STATED GOAL:
Say how many lines contain the string "code". Give no other output.

— START OF RECORDS SUPPLIED —

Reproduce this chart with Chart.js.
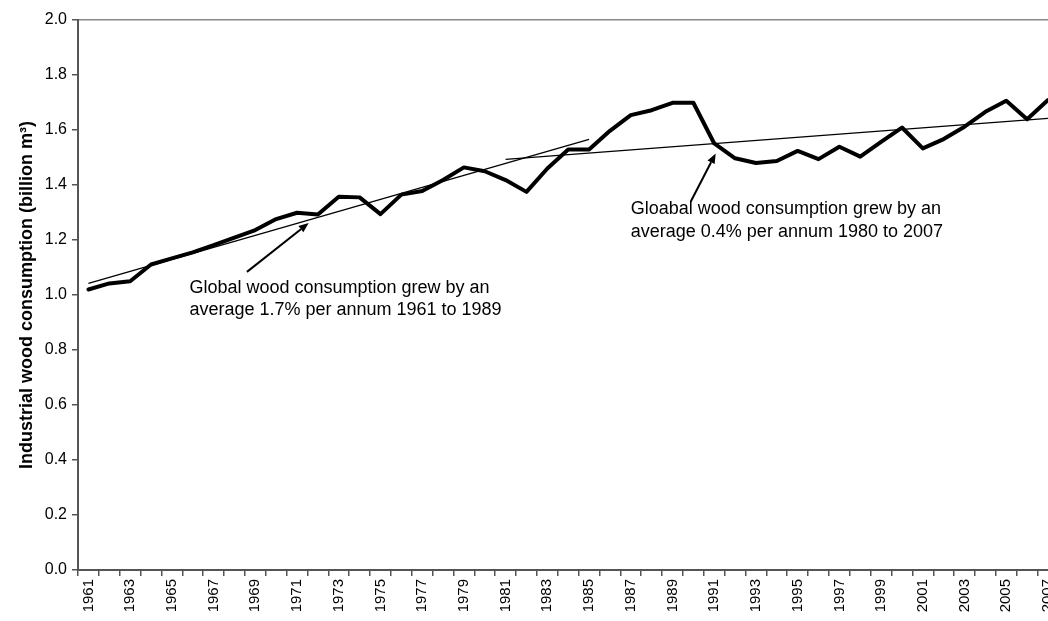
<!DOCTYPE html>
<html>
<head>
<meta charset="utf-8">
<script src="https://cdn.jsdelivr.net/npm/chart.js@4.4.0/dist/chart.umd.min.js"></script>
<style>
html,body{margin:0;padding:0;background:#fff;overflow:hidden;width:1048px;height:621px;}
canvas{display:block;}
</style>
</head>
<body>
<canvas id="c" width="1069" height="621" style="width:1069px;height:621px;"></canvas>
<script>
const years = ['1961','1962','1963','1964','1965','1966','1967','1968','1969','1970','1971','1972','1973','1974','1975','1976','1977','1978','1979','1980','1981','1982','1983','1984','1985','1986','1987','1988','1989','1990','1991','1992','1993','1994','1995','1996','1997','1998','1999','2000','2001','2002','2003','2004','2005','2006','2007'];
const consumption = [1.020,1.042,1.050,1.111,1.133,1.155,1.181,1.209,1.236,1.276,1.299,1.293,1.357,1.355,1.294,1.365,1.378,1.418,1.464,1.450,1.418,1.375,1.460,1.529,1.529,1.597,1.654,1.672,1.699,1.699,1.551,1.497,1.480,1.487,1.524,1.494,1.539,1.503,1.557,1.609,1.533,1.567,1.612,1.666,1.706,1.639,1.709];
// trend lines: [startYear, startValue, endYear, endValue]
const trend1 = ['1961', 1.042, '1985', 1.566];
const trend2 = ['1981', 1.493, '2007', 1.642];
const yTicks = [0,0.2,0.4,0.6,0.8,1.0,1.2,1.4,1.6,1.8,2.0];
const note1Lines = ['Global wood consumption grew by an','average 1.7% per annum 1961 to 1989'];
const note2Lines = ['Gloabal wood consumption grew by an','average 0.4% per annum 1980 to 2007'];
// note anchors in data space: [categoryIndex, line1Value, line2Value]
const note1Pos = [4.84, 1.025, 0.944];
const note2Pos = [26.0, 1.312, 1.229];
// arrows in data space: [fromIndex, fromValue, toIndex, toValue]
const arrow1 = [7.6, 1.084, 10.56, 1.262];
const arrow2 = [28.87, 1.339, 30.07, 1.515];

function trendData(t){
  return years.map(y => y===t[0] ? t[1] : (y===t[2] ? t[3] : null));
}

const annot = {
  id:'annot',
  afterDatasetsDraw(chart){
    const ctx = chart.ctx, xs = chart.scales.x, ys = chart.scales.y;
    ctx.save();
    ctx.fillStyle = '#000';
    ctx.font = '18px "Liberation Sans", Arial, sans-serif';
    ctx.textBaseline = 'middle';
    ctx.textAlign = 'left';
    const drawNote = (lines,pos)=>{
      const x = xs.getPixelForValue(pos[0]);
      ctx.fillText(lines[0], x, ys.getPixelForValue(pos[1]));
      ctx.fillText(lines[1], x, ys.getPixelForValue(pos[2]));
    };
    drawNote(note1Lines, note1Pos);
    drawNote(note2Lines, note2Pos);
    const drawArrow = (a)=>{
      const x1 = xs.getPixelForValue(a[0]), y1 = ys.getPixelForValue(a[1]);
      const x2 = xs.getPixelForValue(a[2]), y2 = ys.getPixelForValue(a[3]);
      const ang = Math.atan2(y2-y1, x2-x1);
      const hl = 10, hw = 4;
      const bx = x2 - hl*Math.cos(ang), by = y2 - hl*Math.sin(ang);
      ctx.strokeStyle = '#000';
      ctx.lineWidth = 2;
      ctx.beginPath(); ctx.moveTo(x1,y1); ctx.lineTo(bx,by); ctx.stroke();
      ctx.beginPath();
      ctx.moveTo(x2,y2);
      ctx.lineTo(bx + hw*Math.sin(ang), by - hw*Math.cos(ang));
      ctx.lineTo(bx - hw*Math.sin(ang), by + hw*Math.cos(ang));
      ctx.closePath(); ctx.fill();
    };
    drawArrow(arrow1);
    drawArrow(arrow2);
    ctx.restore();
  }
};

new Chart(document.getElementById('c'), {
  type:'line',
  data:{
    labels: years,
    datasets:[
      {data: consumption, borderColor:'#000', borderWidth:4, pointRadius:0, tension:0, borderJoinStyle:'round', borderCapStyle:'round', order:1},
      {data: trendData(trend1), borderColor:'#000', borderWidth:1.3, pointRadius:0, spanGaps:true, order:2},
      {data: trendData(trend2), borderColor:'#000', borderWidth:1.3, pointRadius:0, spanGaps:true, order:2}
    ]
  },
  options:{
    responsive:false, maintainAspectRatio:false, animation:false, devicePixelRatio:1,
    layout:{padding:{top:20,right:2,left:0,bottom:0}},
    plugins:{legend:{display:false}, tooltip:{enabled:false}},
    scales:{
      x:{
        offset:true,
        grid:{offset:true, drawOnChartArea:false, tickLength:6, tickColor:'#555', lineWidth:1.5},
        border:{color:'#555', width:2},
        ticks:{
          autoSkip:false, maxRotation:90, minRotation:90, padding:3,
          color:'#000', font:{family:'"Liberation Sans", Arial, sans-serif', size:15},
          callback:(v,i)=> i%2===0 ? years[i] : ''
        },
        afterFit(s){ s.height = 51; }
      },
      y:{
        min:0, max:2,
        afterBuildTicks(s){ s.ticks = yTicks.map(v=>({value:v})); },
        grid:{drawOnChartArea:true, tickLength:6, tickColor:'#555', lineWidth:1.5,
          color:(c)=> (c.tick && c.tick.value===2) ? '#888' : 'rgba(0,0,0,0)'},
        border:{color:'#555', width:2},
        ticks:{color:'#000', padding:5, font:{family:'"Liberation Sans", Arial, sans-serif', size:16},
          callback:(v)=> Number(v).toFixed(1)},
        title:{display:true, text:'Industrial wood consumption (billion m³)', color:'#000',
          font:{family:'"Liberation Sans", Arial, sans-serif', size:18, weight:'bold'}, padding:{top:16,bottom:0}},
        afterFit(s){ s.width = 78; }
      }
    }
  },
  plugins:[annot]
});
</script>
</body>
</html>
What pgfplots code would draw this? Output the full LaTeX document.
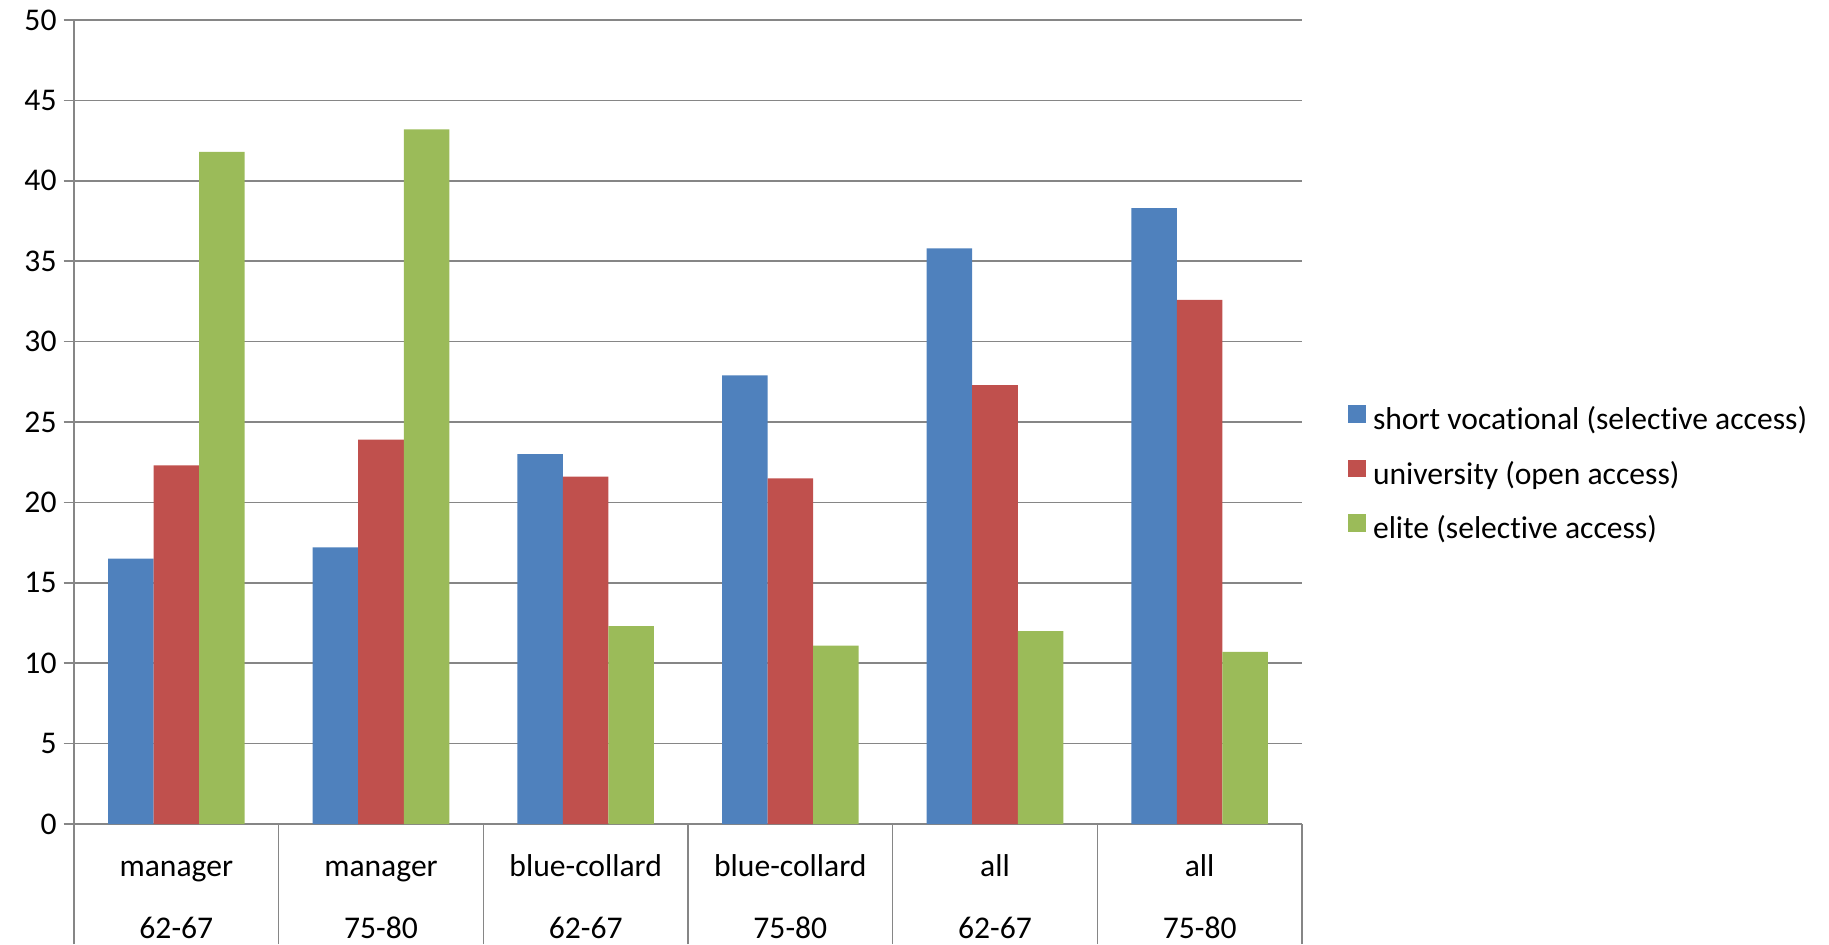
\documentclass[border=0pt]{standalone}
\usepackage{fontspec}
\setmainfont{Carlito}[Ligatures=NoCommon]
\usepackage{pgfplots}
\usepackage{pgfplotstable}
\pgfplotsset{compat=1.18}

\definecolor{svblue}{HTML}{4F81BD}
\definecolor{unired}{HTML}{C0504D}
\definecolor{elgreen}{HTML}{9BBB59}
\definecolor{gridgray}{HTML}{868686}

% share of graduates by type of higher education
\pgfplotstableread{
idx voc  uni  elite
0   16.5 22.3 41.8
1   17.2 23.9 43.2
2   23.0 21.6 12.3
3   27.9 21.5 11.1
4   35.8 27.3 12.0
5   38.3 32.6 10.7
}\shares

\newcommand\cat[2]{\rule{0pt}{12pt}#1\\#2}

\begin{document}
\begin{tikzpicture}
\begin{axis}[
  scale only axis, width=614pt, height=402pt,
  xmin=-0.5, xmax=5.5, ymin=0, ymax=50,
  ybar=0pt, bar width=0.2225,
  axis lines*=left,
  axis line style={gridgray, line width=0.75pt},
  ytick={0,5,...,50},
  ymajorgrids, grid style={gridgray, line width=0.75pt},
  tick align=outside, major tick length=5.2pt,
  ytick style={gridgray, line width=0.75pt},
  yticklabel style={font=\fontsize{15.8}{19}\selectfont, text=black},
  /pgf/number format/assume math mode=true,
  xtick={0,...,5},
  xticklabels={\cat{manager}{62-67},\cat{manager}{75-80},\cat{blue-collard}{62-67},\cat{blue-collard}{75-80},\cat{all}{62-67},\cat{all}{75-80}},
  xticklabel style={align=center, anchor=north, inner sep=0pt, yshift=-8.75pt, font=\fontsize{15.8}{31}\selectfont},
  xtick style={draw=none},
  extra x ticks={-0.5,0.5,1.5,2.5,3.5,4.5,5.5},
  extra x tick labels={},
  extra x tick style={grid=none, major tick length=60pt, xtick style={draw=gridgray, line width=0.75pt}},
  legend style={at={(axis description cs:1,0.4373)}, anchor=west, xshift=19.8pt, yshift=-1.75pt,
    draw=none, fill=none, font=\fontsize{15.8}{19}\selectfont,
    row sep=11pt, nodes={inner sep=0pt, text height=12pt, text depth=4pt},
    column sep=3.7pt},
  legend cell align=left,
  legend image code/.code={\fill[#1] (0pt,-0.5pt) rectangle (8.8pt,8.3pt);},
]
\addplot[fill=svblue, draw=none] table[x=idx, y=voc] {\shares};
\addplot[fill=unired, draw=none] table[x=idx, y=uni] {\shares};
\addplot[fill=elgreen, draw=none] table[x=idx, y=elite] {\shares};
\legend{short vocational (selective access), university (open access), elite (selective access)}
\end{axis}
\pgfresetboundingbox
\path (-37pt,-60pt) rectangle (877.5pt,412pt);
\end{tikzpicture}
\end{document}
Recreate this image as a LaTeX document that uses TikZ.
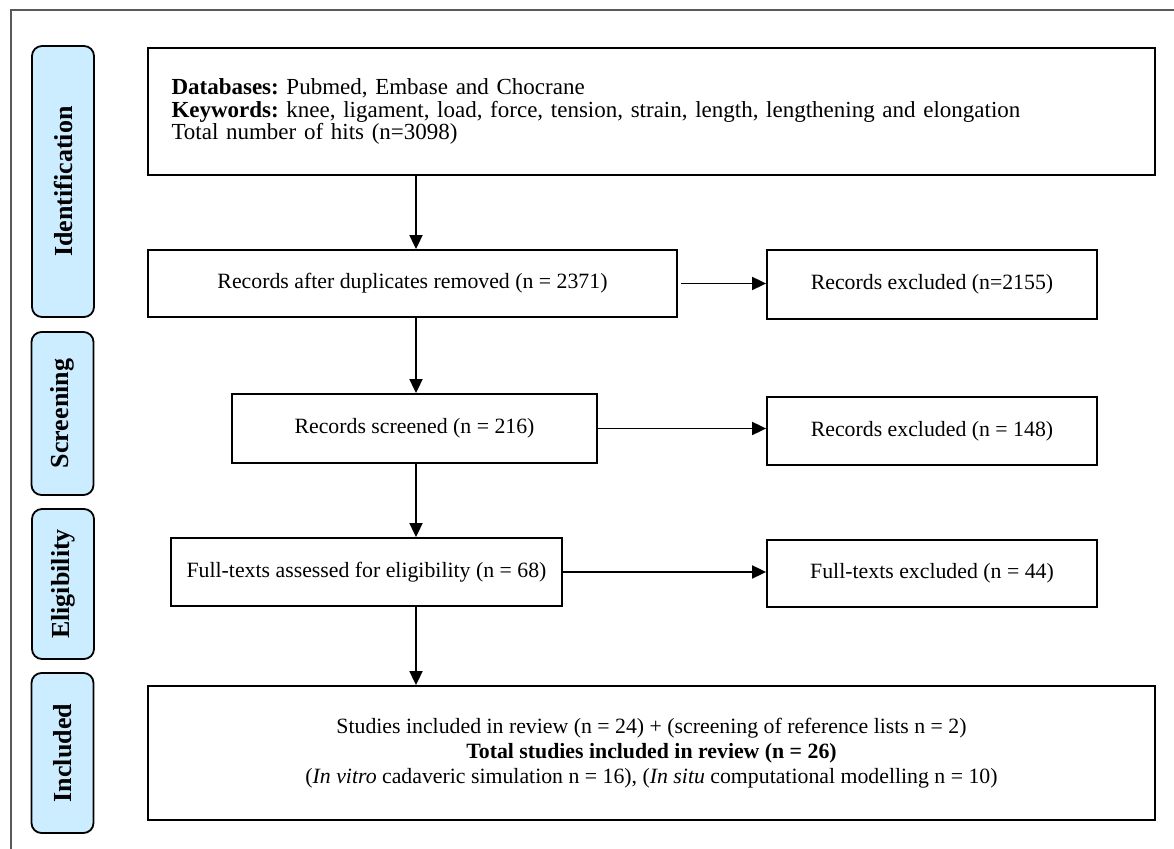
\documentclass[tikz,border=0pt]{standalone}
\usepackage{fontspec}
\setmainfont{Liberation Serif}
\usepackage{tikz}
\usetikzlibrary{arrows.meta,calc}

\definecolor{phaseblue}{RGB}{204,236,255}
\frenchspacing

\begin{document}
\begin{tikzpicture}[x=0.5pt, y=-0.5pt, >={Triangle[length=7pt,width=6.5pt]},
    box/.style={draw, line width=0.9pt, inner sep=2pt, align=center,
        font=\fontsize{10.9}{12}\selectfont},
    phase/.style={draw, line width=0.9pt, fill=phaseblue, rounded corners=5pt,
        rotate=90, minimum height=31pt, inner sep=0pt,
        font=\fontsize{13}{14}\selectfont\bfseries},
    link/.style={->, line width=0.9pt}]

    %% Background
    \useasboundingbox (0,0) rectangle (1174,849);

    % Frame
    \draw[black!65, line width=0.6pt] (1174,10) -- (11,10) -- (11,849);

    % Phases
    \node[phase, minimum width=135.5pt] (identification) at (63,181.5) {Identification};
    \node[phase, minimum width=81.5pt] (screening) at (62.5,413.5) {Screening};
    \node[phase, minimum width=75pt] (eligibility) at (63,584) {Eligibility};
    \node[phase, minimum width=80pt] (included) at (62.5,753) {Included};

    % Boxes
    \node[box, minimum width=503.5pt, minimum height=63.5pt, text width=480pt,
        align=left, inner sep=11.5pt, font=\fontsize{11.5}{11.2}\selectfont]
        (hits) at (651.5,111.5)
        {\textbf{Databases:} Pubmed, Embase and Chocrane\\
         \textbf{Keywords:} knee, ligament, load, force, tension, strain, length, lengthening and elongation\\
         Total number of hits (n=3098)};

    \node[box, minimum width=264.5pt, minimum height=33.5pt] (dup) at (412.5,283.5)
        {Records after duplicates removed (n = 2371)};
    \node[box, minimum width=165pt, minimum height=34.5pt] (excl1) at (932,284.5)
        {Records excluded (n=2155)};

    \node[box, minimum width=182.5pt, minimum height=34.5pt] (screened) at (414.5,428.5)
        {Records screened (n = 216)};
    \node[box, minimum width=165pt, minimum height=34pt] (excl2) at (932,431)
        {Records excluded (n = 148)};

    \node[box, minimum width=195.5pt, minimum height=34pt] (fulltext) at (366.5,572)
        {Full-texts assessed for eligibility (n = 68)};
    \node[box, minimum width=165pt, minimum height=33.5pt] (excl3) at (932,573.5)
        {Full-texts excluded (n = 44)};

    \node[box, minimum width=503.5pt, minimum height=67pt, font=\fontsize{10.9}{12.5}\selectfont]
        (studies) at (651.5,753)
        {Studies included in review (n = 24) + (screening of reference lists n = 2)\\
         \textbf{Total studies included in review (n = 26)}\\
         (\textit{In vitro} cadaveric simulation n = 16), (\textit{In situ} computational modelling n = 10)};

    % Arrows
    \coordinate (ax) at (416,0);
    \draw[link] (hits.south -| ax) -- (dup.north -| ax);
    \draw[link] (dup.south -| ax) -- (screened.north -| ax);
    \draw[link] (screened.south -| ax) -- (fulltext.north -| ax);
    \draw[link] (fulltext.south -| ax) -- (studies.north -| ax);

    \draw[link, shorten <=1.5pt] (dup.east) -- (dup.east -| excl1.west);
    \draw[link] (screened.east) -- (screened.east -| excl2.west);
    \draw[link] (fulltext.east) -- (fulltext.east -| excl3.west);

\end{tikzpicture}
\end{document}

— END OF RECORDS SUPPLIED —

FULL SOLUTION:
2